--- begin Recorded information ---

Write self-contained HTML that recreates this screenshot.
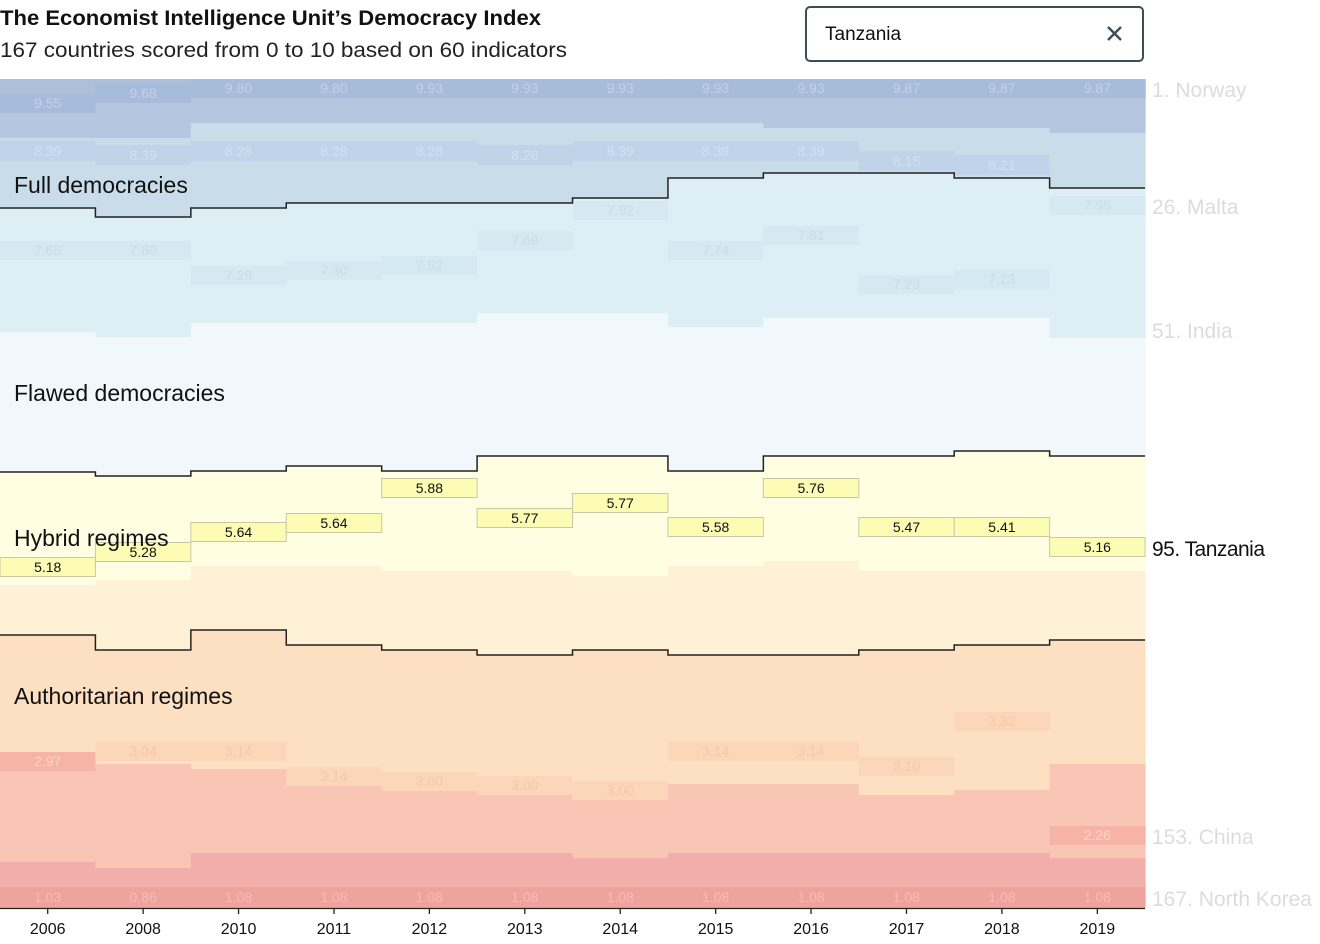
<!DOCTYPE html>
<html><head><meta charset="utf-8"><style>
body{margin:0;background:#fff;width:1320px;height:944px;overflow:hidden;font-family:"Liberation Sans",sans-serif}
svg{position:absolute;left:0;top:0}
</style></head><body>
<svg id="s" width="1320" height="944" xmlns="http://www.w3.org/2000/svg"></svg>
<script>
const W=95.42;
const fd=[208,217,208,203,203,203,198,178,173,173,178,188];
const de=[332,337,323,323,323,313,313,327,318,318,318,338];
const fh=[472,476,471,466,471,456,456,471,456,456,451,456];
const fg=[585,580,566,566,571,571,576,566,561,571,571,571];
const tz=[567,552,532,523,488,518,503,527,488,527,527,547];
const tzv=["5.18","5.28","5.64","5.64","5.88","5.77","5.77","5.58","5.76","5.47","5.41","5.16"];
const ha=[635,650,630,645,650,655,650,655,655,650,645,640];
const hi=[771,764,769,785,786,792,800,784,784,795,790,764];
const ij=[862,868,853,853,853,853,858,853,853,853,853,858];
const ab=[113,103,98,98,98,98,98,98,98,98,98,98];
const bc=[138,138,123,123,123,123,123,123,128,128,128,133];
const nr=[[94,"9.55"],[84,"9.68"],[79,"9.80"],[79,"9.80"],[79,"9.93"],[79,"9.93"],[79,"9.93"],[79,"9.93"],[79,"9.93"],[79,"9.87"],[79,"9.87"],[79,"9.87"]];
const cr=[[141,"8.39"],[145,"8.39"],[141,"8.28"],[141,"8.28"],[141,"8.28"],[145,"8.28"],[141,"8.39"],[141,"8.39"],[141,"8.39"],[151,"8.15"],[155,"8.21"],null];
const dr=[[241,"7.68"],[241,"7.80"],[266,"7.28"],[261,"7.30"],[256,"7.52"],[231,"7.69"],[201,"7.92"],[241,"7.74"],[226,"7.81"],[275,"7.23"],[270,"7.23"],[196,"7.95"]];
const hr=[[752,"2.97",'#f6b4a6'],[742,"3.04",'#fcd6b8'],[742,"3.14",'#fcd6b8'],[767,"3.14",'#fcd6b8'],[772,"3.00",'#fcd6b8'],[776,"3.00",'#fcd6b8'],[781,"3.00",'#fcd6b8'],[742,"3.14",'#fcd6b8'],[742,"3.14",'#fcd6b8'],[757,"3.10",'#fcd6b8'],[712,"3.32",'#fcd6b8'],[826,"2.26",'#f6b4a6']];
const nk=["1.03","0.86","1.08","1.08","1.08","1.08","1.08","1.08","1.08","1.08","1.08","1.08"];
const yrs=["2006","2008","2010","2011","2012","2013","2014","2015","2016","2017","2018","2019"];
let h='';
function R(x,y,w,hh,c,extra=''){h+=`<rect x="${x}" y="${y}" width="${w}" height="${hh}" fill="${c}" ${extra}/>`;}
function T(x,y,t,c,sz=14,a='middle',ex=''){h+=`<text x="${x}" y="${y}" fill="${c}" font-size="${sz}" text-anchor="${a}" font-family="Liberation Sans, sans-serif" ${ex}>${t}</text>`;}
for(let i=0;i<12;i++){
 const x=i*W,w=W+0.6;
 R(x,79,w,ab[i]-79,'#aebfdc');
 R(x,nr[i][0],w,19,'#a7bbda');
 R(x,ab[i],w,bc[i]-ab[i],'#b5c6e0');
 R(x,bc[i],w,fd[i]-bc[i],'#c9dcea');
 if(cr[i])R(x,cr[i][0],w,20,'#bfd4e9');
 R(x,fd[i],w,de[i]-fd[i],'#ddeef5');
 R(x,dr[i][0],w,19,'#d4e9f1');
 R(x,de[i],w,fh[i]-de[i],'#f1f8fb');
 R(x,fh[i],w,fg[i]-fh[i],'#fffee2');
 R(x,fg[i],w,ha[i]-fg[i],'#fff1d6');
 R(x,ha[i],w,hi[i]-ha[i],'#fddfc2');
 R(x,hi[i],w,ij[i]-hi[i],'#f9c5b4');
 R(x,hr[i][0],w,19,hr[i][2]);
 R(x,ij[i],w,887-ij[i],'#f1aeaa');
 R(x,887,w,21,'#efa39d');
}
for(let i=0;i<12;i++){const x=i*W,cx=x+W/2;
 T(cx,nr[i][0]+14,nr[i][1],'#c4d1e8');
 if(cr[i])T(cx,cr[i][0]+15,cr[i][1],'#d3e0ef');
 T(cx,dr[i][0]+14,dr[i][1],'#c8dde8');
 T(cx,hr[i][0]+14,hr[i][1],hr[i][2]=='#f6b4a6'?'#fad3c8':'#f3c9a8');
 T(cx,902,nk[i],'#f4bdb7');
}
for(let i=0;i<12;i++){const x=i*W,cx=x+W/2;
 R(x,tz[i]-9.5,W,19,'#fdfcb4','stroke="#c9c8a6" stroke-width="1"');
 T(cx,tz[i]+5,tzv[i],'#111',14);
}
function step(a){let d=`M0 ${a[0]}`;for(let i=0;i<12;i++){d+=` L${i*W} ${a[i]} L${(i+1)*W} ${a[i]}`;}h+=`<path d="${d}" fill="none" stroke="#222" stroke-width="1.5"/>`;}
step(fd);step(fh);step(ha);
h+=`<line x1="0" y1="908.5" x2="1145" y2="908.5" stroke="#222" stroke-width="1.3"/>`;
for(let i=0;i<12;i++){const cx=i*W+W/2;h+=`<line x1="${cx}" y1="908" x2="${cx}" y2="914" stroke="#222" stroke-width="1.3"/>`;T(cx,934,yrs[i],'#111',16);}
T(14,193,'Full democracies','#111',23,'start');
T(14,401,'Flawed democracies','#111',23,'start');
T(14,546,'Hybrid regimes','#111',23,'start');
T(14,704,'Authoritarian regimes','#111',23,'start');
T(1152,97,'1. Norway','#dcdcdc',21,'start');
T(1152,214,'26. Malta','#dcdcdc',21,'start');
T(1152,338,'51. India','#dcdcdc',21,'start');
T(1152,556,'95. Tanzania','#111',21,'start','textLength="113"');
T(1152,844,'153. China','#dcdcdc',21,'start');
T(1152,906,'167. North Korea','#dcdcdc',21,'start');
T(0,25,'The Economist Intelligence Unit’s Democracy Index','#111',21,'start','font-weight="bold" textLength="541" lengthAdjust="spacingAndGlyphs"');
T(0,57,'167 countries scored from 0 to 10 based on 60 indicators','#222',21,'start','textLength="567" lengthAdjust="spacingAndGlyphs"');
h+=`<rect x="806" y="7" width="337" height="54" rx="4" fill="#fff" stroke="#3d4d57" stroke-width="2"/>`;
T(825,40,'Tanzania','#111',19,'start');
h+=`<path d="M1108 27 L1121 40 M1121 27 L1108 40" stroke="#3d4d57" stroke-width="2.4"/>`;
document.getElementById('s').innerHTML=h;
</script>
</body></html>
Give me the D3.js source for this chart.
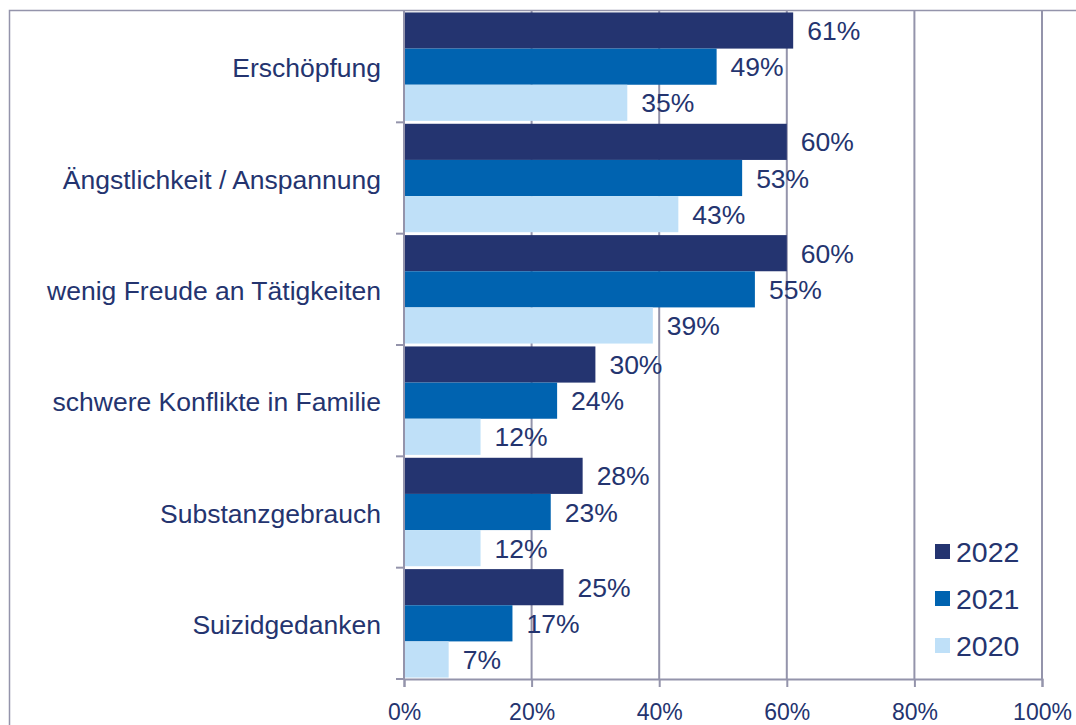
<!DOCTYPE html>
<html>
<head>
<meta charset="utf-8">
<script src="https://cdn.jsdelivr.net/npm/d3@7"></script>
<style>
  body { margin: 0; background: #fff; }
  svg text { font-family: "Liberation Sans", Arial, sans-serif; fill: #24346f; }
</style>
</head>
<body>
<div id="chart"></div>
<script>
// data
var categories = ["Erschöpfung", "Ängstlichkeit / Anspannung", "wenig Freude an Tätigkeiten",
  "schwere Konflikte in Familie", "Substanzgebrauch", "Suizidgedanken"];
var years = ["2022", "2021", "2020"];
var values2022 = [61, 60, 60, 30, 28, 25];
var values2021 = [49, 53, 55, 24, 23, 17];
var values2020 = [35, 43, 39, 12, 12, 7];
var xTicks = [0, 20, 40, 60, 80, 100];

var colors = { "2022": "#243470", "2021": "#0063b0", "2020": "#bfe0f8" };
var gridColor = "#9494ab";

var width = 1076, height = 725;
var plot = { left: 404, right: 1042, top: 11, bottom: 679 };

var svg = d3.select("#chart").append("svg")
  .attr("width", width)
  .attr("height", height);

// bingkai luar
svg.append("rect")
  .attr("x", 9.5).attr("y", 10.5)
  .attr("width", 1200).attr("height", 900)
  .attr("fill", "none")
  .attr("stroke", gridColor)
  .attr("stroke-width", 1.5);

var x = d3.scaleLinear().domain([0, 100]).range([plot.left, plot.right]);
var y = d3.scaleBand().domain(categories).range([plot.top, plot.bottom]).paddingInner(0).paddingOuter(0);
var ySub = d3.scaleBand().domain(years).range([0, y.bandwidth()]).paddingOuter(0.04);

// gridlines vertikal
svg.append("g").selectAll("line")
  .data(xTicks.filter(function (d) { return d > 0; }))
  .enter().append("line")
  .attr("x1", function (d) { return x(d); })
  .attr("x2", function (d) { return x(d); })
  .attr("y1", plot.top)
  .attr("y2", plot.bottom)
  .attr("stroke", gridColor)
  .attr("stroke-width", 2);

// bars
var series = [
  { year: "2022", values: values2022 },
  { year: "2021", values: values2021 },
  { year: "2020", values: values2020 }
];

var rows = [];
series.forEach(function (s) {
  s.values.forEach(function (v, i) {
    rows.push({ year: s.year, category: categories[i], value: v });
  });
});

svg.append("g").selectAll("rect")
  .data(rows)
  .enter().append("rect")
  .attr("x", x(0))
  .attr("y", function (d) { return y(d.category) + ySub(d.year); })
  .attr("width", function (d) { return x(d.value) - x(0); })
  .attr("height", ySub.bandwidth())
  .attr("fill", function (d) { return colors[d.year]; });

// label nilai
svg.append("g").selectAll("text")
  .data(rows)
  .enter().append("text")
  .attr("x", function (d) { return x(d.value) + 14; })
  .attr("y", function (d) { return y(d.category) + ySub(d.year) + ySub.bandwidth() / 2; })
  .attr("dy", "0.36em")
  .style("font-size", "26.5px")
  .text(function (d) { return d.value + "%"; });

// sumbu kiri
svg.append("line")
  .attr("x1", plot.left).attr("x2", plot.left)
  .attr("y1", plot.top).attr("y2", plot.bottom)
  .attr("stroke", gridColor).attr("stroke-width", 2);

var boundaries = categories.map(function (c) { return y(c) + y.bandwidth(); });
svg.append("g").selectAll("line")
  .data(boundaries)
  .enter().append("line")
  .attr("x1", plot.left - 8).attr("x2", plot.left)
  .attr("y1", function (d) { return d; })
  .attr("y2", function (d) { return d; })
  .attr("stroke", gridColor).attr("stroke-width", 2);

svg.append("g").selectAll("text")
  .data(categories)
  .enter().append("text")
  .attr("x", plot.left - 23)
  .attr("y", function (d) { return y(d) + y.bandwidth() / 2 + 1; })
  .attr("dy", "0.36em")
  .attr("text-anchor", "end")
  .style("font-size", "26.5px")
  .text(function (d) { return d; });

// sumbu bawah
var xAxis = d3.axisBottom(x)
  .tickValues(xTicks)
  .tickSize(8)
  .tickPadding(17)
  .tickFormat(function (d) { return d + "%"; });

var gx = svg.append("g")
  .attr("transform", "translate(0," + plot.bottom + ")")
  .call(xAxis);
gx.select(".domain").attr("stroke", gridColor).attr("stroke-width", 2);
gx.selectAll(".tick line").attr("stroke", gridColor).attr("stroke-width", 2);
gx.selectAll(".tick text")
  .style("font-size", "23px")
  .style("font-family", "'Liberation Sans', Arial, sans-serif")
  .attr("fill", "#24346f");

// legend
var legend = svg.append("g").attr("transform", "translate(935,544)");
var items = legend.selectAll("g")
  .data(years)
  .enter().append("g")
  .attr("transform", function (d, i) { return "translate(0," + (i * 47) + ")"; });
items.append("rect")
  .attr("width", 15).attr("height", 15)
  .attr("fill", function (d) { return colors[d]; });
items.append("text")
  .attr("x", 21).attr("y", 8)
  .attr("dy", "0.36em")
  .style("font-size", "28.5px")
  .text(function (d) { return d; });
</script>
</body>
</html>
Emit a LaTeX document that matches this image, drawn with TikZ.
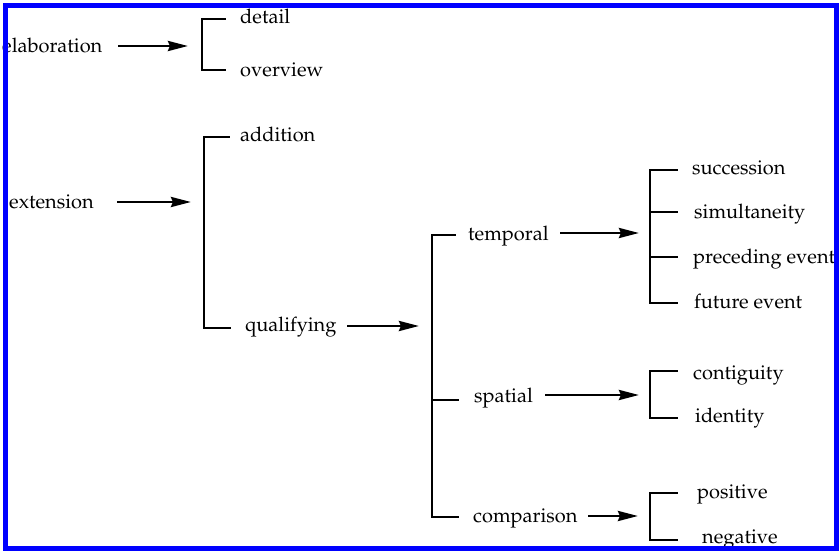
\documentclass[tikz,border=0pt]{standalone}
\usepackage[T1]{fontenc}
\usepackage{mathpazo}
\usetikzlibrary{arrows.meta}
\begin{document}
\begin{tikzpicture}[x=1pt,y=-1pt,
  lbl/.style={inner sep=0pt,anchor=base west,font=\fontsize{20}{24}\selectfont},
  brk/.style={line width=2.3pt,line cap=rect},
  arr/.style={line width=2.8pt,-{Stealth[length=20pt,width=10pt,inset=2pt]}}]
\useasboundingbox (0,0) rectangle (839,551);
% labels
\node[lbl] (elab) at (2,53) {elaboration};
\node[lbl] (detail) at (240,24) {detail};
\node[lbl] (overview) at (240,77) {overview};
\node[lbl] (ext) at (9,208) {extension};
\node[lbl] (add) at (240,141) {addition};
\node[lbl] (qual) at (245,331) {qualifying};
\node[lbl] (temp) at (468,240) {temporal};
\node[lbl] (spat) at (474,402) {spatial};
\node[lbl] (comp) at (473,522) {comparison};
\node[lbl] (succ) at (692,175) {succession};
\node[lbl] (simu) at (694,218) {simultaneity};
\node[lbl] (prec) at (693,263) {preceding event};
\node[lbl] (fut) at (694,308) {future event};
\node[lbl] (cont) at (693,379) {contiguity};
\node[lbl] (iden) at (695,422) {identity};
\node[lbl] (pos) at (697,498) {positive};
\node[lbl] (neg) at (702,543) {negative};
% bracket spines (top and bottom corners)
\coordinate (b1t) at (202,19);  \coordinate (b1b) at (202,70);
\coordinate (b2t) at (204,137); \coordinate (b2b) at (204,328);
\coordinate (b3t) at (432,235); \coordinate (b3b) at (432,517);
\coordinate (b4t) at (650,170); \coordinate (b4b) at (650,303);
\coordinate (b5t) at (650,371); \coordinate (b5b) at (650,418);
\coordinate (b6t) at (650,493); \coordinate (b6b) at (650,540);
% arrow tails and tips
\coordinate (s1) at (118,46);  \coordinate (t1) at (188,46);
\coordinate (s2) at (117,202); \coordinate (t2) at (191,202);
\coordinate (s3) at (347,326); \coordinate (t3) at (419,326);
\coordinate (s4) at (560,233); \coordinate (t4) at (639,233);
\coordinate (s5) at (545,395); \coordinate (t5) at (639,395);
\coordinate (s6) at (588,516); \coordinate (t6) at (638,516);
% brackets
\draw[brk] (225,19) -- (b1t) -- (b1b) -- (225,70);
\draw[brk] (229,137) -- (b2t) -- (b2b) -- (230,328);
\draw[brk] (455,235) -- (b3t) -- (b3b) -- (458,517);
\draw[brk] (432,400) -- (458,400);
\draw[brk] (677,170) -- (b4t) -- (b4b) -- (677,303);
\draw[brk] (650,212) -- (677,212);
\draw[brk] (650,257) -- (677,257);
\draw[brk] (677,371) -- (b5t) -- (b5b) -- (677,418);
\draw[brk] (677,493) -- (b6t) -- (b6b) -- (677,540);
% arrows
\foreach \i in {1,...,6} \draw[arr] (s\i) -- (t\i);
% frame
\draw[blue,line width=5pt] (5.5,5.5) rectangle (836.5,548.5);
\end{tikzpicture}
\end{document}
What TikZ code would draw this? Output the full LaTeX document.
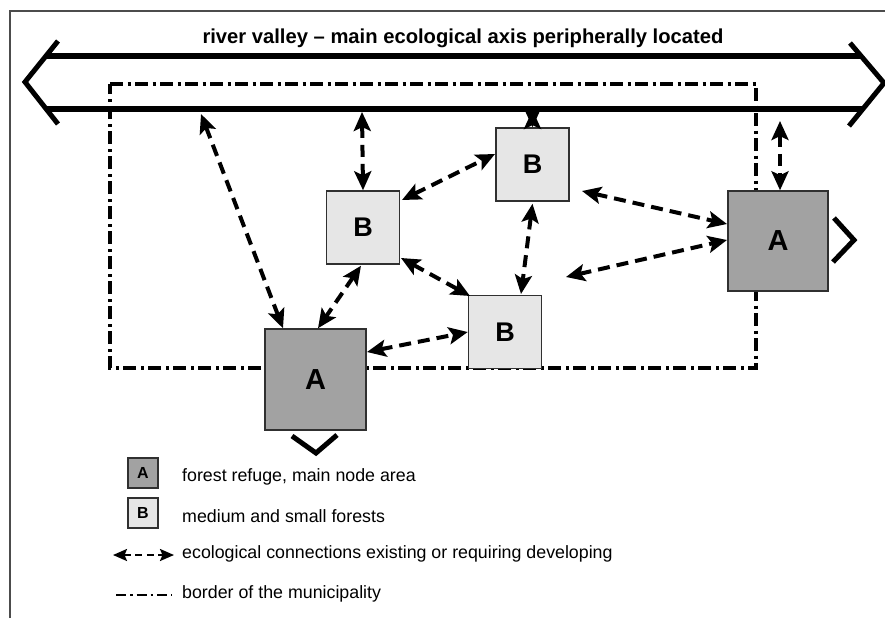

--- end Recorded information ---

Give the number of lines above in which the word "LaTeX" occurs, with nothing else.

2